The best way to recharge your energy is through rest. The main way is through sleep, but sleep is more difficult when you are low on energy! Having a lie down, having a nap or doing anything that requires no thinking/ effort recharges your battery. This could include lying down and watching light-hearted YouTube videos.

Managing your energy

When energy levels get too low, meltdowns are more likely to happen as you are more stressed and have little emotional energy left to manage things. When an activity or several activities drain your battery, it is important to put time aside to recharge it to prevent your battery draining completely. 

When I was at school, it took all of my energy to try and fit in, which meant I had nothing left when I got home. If my mum asked me how my day was, I couldn’t answer and it could make me have a huge meltdown. This wasn’t her fault, it was because I didn’t have any energy left. I also never had meltdowns at school, I kept them inside until I got home because home is my safe place” – Andy, Autistic adult

​People start each day with a different amount of battery. So sometimes, it may be really hard to do certain things that you find easy to do on other days. Battery level can be affected by things such as amount of sleep, how much you were able to recharge the night before and the amount of worries you have.

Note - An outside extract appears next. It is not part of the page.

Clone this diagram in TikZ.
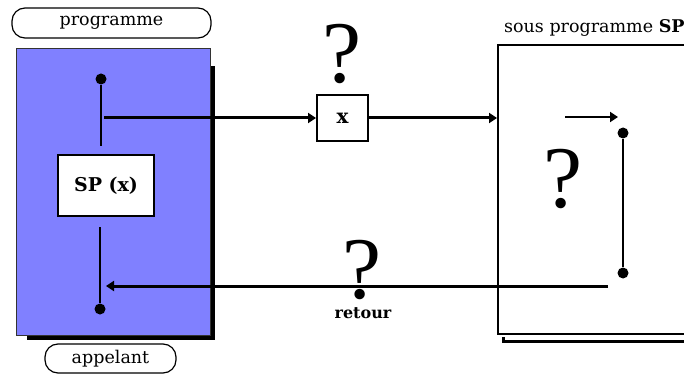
\documentclass[tikz,border=0pt]{standalone}
\usepackage{fontspec}
\setmainfont{DejaVu Serif}
\newfontfamily\qfont{Liberation Serif}
\usetikzlibrary{arrows.meta}
\definecolor{callblue}{RGB}{128,128,255}
\begin{document}
\begin{tikzpicture}[x=1pt,y=-1pt,
  lbl/.style={draw, line width=1.2pt, rounded corners=13pt, minimum height=30pt, inner sep=0pt, font=\fontsize{17.5}{20}\selectfont},
  box/.style={draw, line width=2pt, fill=white, inner sep=0pt},
  dotn/.style={circle, fill=black, inner sep=0pt, minimum size=11pt},
  arr/.style={line width=3pt, -{Triangle[length=8pt,width=10pt]}},
  ln/.style={line width=2pt},
  qm/.style={font=\qfont\fontsize{88}{88}\selectfont, inner sep=0pt, anchor=base}
]
\useasboundingbox (0,0) rectangle (684,374);
\clip (0,0) rectangle (684,374);
% calling program
\node[fill=black, minimum width=188pt, minimum height=274pt, inner sep=0pt] (callshadow) at (121,203) {};
\node[draw=black!80, line width=1pt, fill=callblue, minimum width=194pt, minimum height=286pt, inner sep=0pt] (caller) at (113,192) {};
\node[lbl, minimum width=199pt] (prog) at (111.5,23) {programme};
\node[lbl, minimum width=131pt, minimum height=29pt] (app) at (110.5,358.5) {appelant};
\node[box, minimum width=96pt, minimum height=61pt, font=\bfseries\fontsize{19}{22}\selectfont] (sp) at (106,185.5) {SP (x)};
\node[dotn] (d1) at (101,79) {};
\node[dotn] (d2) at (100,309) {};
\coordinate (a1) at (101,146);
\coordinate (a2) at (100,227);
\draw[ln] (d1) -- (a1);
\draw[ln] (a2) -- (d2);
% sub program
\draw[line width=3pt] (503,337) -- (503,341.5) -- (710,341.5);
\node[box, minimum width=212pt, minimum height=289pt] (sub) at (604,189.5) {};
\node[anchor=base west, inner sep=0pt, font=\fontsize{17.5}{20}\selectfont] (subtitle) at (504,33) {sous programme \textbf{SP}};
% parameter box
\node[box, minimum width=51pt, minimum height=46pt, font=\bfseries\fontsize{20}{22}\selectfont] (xb) at (342.5,118) {x};
\coordinate (t0) at (104,118);
\draw[arr] (t0) -- (xb.west);
\draw[arr] (xb.east) -- (xb.east -| sub.west);
\node[qm] (q1) at (342,83) {?};
% inside sub program
\coordinate (s0) at (565,117);
\coordinate (s1) at (618,117);
\draw[arr, line width=2.5pt] (s0) -- (s1);
\node[dotn] (d3) at (623,133) {};
\node[dotn] (d4) at (623,273) {};
\draw[ln] (d3) -- (d4);
\node[qm] (q2) at (563,207) {?};
% return
\node[qm] (q3) at (362,298) {?};
\coordinate (r0) at (608,286);
\coordinate (r1) at (106,286);
\draw[arr] (r0) -- (r1);
\node[anchor=base, inner sep=0pt, font=\bfseries\fontsize{16}{18}\selectfont] (ret) at (363,318) {retour};
\end{tikzpicture}
\end{document}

We need to prioritise using our energy on our most important things and recharge often. If we fail to recharge in time or if we do something that takes an enormous toll, we might CRASH. It’s like having a flat mobile phone, there is nothing we can do until we have recharged, no matter how much we want or need to. This is known as autistic burnout. 

Knowing how to manage your battery levels is a really helpful skill. We recommend speaking to a trusted person to ask if you can make a plan around this, plus looking at some of the resources we have linked below.

Some top tips for managing your brain energy:
  • If you wake up on a day with low energy, this is OK. Try not to feel guilty about this and instead do what you need to recover. It can be incredibly frustrating when you have exciting plans and they no longer feel possible. But it is important to recognise this is your body telling you you need a break so you can get back on track.
  • Can you take time to learn about your sensory needs and support that is helpful for these?
  • Make sure you have regular time to do things you enjoy
  • Work out how much recovery time you need on a typical week, can you incorporate recovery time into your routine?
  • Have firm boundaries with other people to avoid overwhelm 
  • Recognise it is OK to say ‘no’ if there is something you don’t want to/ feel able to do 
  • Try and connect with other autistic people 
  • See what you can do to improve your sleep 
  • Try to find places where you can be yourself, rather than where you feel you have to mask to try and fit in 
  • Can you incorporate calming activities into your day, every day?
  • Communicate in ways that work for you. If speaking is difficult sometimes, you may prefer to write or text.
  • Overall, can you make changes to your lifestyle to reduce things that reduce your battery, and do more things that make you feel happier and more regulated?